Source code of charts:

= = = =

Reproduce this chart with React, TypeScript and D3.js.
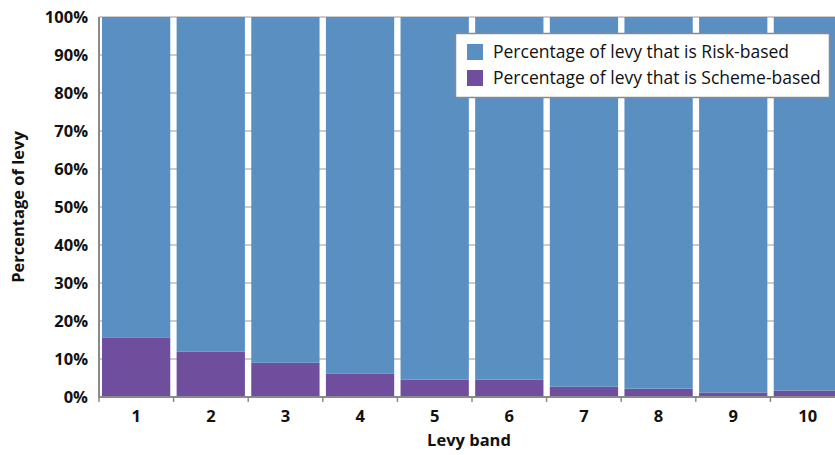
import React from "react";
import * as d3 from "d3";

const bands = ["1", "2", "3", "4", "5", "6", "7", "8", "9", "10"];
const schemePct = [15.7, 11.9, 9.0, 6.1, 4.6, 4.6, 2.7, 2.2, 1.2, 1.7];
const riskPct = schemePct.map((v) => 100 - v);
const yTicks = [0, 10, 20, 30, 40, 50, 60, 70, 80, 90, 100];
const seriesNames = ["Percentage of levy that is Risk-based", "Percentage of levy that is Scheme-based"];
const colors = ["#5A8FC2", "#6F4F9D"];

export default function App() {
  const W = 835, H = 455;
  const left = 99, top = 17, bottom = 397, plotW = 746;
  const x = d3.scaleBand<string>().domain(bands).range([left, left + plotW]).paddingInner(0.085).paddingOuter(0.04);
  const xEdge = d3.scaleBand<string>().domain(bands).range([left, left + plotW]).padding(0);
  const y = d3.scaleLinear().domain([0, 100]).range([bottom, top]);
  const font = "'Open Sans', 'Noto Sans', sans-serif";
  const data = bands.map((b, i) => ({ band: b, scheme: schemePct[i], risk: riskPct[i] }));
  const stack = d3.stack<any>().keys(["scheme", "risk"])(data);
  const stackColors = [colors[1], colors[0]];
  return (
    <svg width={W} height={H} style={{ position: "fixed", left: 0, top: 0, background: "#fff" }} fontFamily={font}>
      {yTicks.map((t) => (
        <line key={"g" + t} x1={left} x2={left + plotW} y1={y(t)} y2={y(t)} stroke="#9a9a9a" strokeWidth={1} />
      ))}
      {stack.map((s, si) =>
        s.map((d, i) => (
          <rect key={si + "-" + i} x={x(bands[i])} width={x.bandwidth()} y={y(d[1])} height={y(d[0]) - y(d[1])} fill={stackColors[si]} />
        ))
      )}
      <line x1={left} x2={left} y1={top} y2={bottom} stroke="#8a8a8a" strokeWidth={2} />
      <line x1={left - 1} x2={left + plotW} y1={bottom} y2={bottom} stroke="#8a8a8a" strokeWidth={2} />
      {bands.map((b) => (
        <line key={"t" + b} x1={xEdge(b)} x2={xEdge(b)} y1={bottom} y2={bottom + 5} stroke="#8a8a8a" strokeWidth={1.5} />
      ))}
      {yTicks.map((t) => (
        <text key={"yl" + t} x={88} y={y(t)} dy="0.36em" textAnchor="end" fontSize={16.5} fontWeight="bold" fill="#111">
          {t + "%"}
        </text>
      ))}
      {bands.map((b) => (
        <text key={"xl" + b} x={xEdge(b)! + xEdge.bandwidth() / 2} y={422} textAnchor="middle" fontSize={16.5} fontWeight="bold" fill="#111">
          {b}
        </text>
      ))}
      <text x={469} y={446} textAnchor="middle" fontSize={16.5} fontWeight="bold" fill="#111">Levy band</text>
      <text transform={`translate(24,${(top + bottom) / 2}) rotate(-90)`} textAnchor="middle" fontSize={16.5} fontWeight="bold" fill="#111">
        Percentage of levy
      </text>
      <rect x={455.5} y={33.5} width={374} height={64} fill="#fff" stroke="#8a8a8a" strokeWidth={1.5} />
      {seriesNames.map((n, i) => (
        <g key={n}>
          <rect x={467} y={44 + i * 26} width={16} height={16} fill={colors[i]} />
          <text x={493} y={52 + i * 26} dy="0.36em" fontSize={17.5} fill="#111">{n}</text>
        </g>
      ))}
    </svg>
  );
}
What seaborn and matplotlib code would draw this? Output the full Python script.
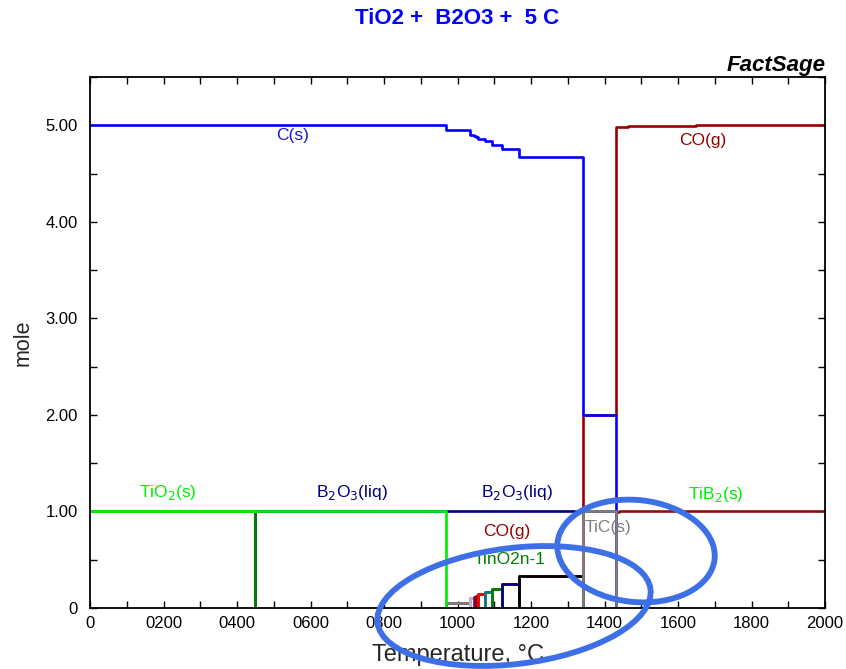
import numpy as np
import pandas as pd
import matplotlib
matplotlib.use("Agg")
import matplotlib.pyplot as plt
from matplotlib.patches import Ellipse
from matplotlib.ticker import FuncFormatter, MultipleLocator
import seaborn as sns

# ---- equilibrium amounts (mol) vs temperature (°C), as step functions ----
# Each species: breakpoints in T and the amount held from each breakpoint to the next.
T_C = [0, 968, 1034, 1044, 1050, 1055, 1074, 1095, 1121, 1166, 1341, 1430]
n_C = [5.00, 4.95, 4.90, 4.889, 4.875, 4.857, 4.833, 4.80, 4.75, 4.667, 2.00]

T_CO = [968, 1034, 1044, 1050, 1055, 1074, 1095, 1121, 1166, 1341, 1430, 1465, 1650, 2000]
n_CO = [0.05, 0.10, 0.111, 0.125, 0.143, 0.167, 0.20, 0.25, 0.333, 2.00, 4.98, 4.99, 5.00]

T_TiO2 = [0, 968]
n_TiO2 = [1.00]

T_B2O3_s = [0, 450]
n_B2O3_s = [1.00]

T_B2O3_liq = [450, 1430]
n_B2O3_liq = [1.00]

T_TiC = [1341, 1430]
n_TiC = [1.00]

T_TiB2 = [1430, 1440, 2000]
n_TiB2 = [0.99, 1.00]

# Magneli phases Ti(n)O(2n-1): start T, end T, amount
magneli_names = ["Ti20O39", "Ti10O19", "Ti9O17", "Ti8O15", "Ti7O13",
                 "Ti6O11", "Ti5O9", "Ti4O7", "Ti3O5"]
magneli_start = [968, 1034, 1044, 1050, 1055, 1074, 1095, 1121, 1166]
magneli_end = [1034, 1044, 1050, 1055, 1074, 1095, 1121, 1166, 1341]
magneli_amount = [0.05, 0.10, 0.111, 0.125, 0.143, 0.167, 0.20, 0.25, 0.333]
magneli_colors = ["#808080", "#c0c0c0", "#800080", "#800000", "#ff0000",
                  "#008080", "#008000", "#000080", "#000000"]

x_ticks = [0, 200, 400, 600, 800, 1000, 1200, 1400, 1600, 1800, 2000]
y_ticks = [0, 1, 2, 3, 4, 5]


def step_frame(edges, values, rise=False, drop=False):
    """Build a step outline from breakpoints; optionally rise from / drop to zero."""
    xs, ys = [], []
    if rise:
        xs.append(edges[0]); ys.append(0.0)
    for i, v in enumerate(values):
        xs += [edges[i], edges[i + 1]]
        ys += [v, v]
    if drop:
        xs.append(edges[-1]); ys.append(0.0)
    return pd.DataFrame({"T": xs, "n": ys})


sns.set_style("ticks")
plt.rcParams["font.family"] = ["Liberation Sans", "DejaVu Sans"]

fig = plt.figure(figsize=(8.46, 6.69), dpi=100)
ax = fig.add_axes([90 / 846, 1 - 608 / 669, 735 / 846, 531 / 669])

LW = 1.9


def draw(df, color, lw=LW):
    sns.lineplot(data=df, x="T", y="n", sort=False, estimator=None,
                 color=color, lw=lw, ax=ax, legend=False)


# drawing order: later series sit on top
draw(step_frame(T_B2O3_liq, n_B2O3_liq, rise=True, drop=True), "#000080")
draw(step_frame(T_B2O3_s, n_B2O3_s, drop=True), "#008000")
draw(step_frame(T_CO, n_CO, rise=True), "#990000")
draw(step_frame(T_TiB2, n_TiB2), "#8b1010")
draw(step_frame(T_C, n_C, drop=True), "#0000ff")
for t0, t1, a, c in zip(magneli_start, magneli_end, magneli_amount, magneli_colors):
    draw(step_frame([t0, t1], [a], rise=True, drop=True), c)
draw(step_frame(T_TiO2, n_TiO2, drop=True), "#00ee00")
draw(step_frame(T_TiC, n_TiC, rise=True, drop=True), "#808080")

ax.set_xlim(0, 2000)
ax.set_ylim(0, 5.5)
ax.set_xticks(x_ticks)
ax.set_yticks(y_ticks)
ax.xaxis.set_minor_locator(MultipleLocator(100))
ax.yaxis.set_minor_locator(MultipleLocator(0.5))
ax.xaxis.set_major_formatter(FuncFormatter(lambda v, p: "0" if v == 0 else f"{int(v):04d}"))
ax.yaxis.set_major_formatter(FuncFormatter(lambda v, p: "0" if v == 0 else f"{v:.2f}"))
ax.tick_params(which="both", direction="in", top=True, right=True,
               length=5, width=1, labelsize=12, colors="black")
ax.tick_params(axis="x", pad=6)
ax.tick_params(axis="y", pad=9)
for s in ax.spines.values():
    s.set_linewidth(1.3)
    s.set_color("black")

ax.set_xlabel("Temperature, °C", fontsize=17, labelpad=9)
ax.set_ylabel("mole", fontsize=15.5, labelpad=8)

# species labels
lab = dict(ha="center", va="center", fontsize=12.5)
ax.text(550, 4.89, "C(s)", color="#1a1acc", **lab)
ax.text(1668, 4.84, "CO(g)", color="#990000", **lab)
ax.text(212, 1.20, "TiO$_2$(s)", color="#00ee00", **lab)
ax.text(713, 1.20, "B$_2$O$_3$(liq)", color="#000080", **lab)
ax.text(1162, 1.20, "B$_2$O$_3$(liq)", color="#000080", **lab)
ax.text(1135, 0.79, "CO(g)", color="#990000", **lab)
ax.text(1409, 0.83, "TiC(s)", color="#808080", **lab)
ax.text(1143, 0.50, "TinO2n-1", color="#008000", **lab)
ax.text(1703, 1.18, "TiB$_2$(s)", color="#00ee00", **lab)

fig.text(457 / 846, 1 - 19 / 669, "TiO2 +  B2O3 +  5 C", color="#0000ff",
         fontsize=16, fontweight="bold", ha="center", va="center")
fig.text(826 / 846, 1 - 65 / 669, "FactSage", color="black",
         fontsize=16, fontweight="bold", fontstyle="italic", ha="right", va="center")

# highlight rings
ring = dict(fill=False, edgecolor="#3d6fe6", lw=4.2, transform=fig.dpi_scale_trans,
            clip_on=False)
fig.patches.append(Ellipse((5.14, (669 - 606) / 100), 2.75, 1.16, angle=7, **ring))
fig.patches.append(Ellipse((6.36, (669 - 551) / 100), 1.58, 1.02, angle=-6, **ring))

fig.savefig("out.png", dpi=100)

= = = =

§ EXERCISE TASK:
The material above holds pictures; leave them out. Repeat exactly the lines from the one containing "What seaborn and" through the one containing "import seaborn as sns", and nothing else.

§ OUTPUT BELOW:
What seaborn and matplotlib code would draw this? Output the full Python script.
import numpy as np
import pandas as pd
import matplotlib
matplotlib.use("Agg")
import matplotlib.pyplot as plt
from matplotlib.patches import Ellipse
from matplotlib.ticker import FuncFormatter, MultipleLocator
import seaborn as sns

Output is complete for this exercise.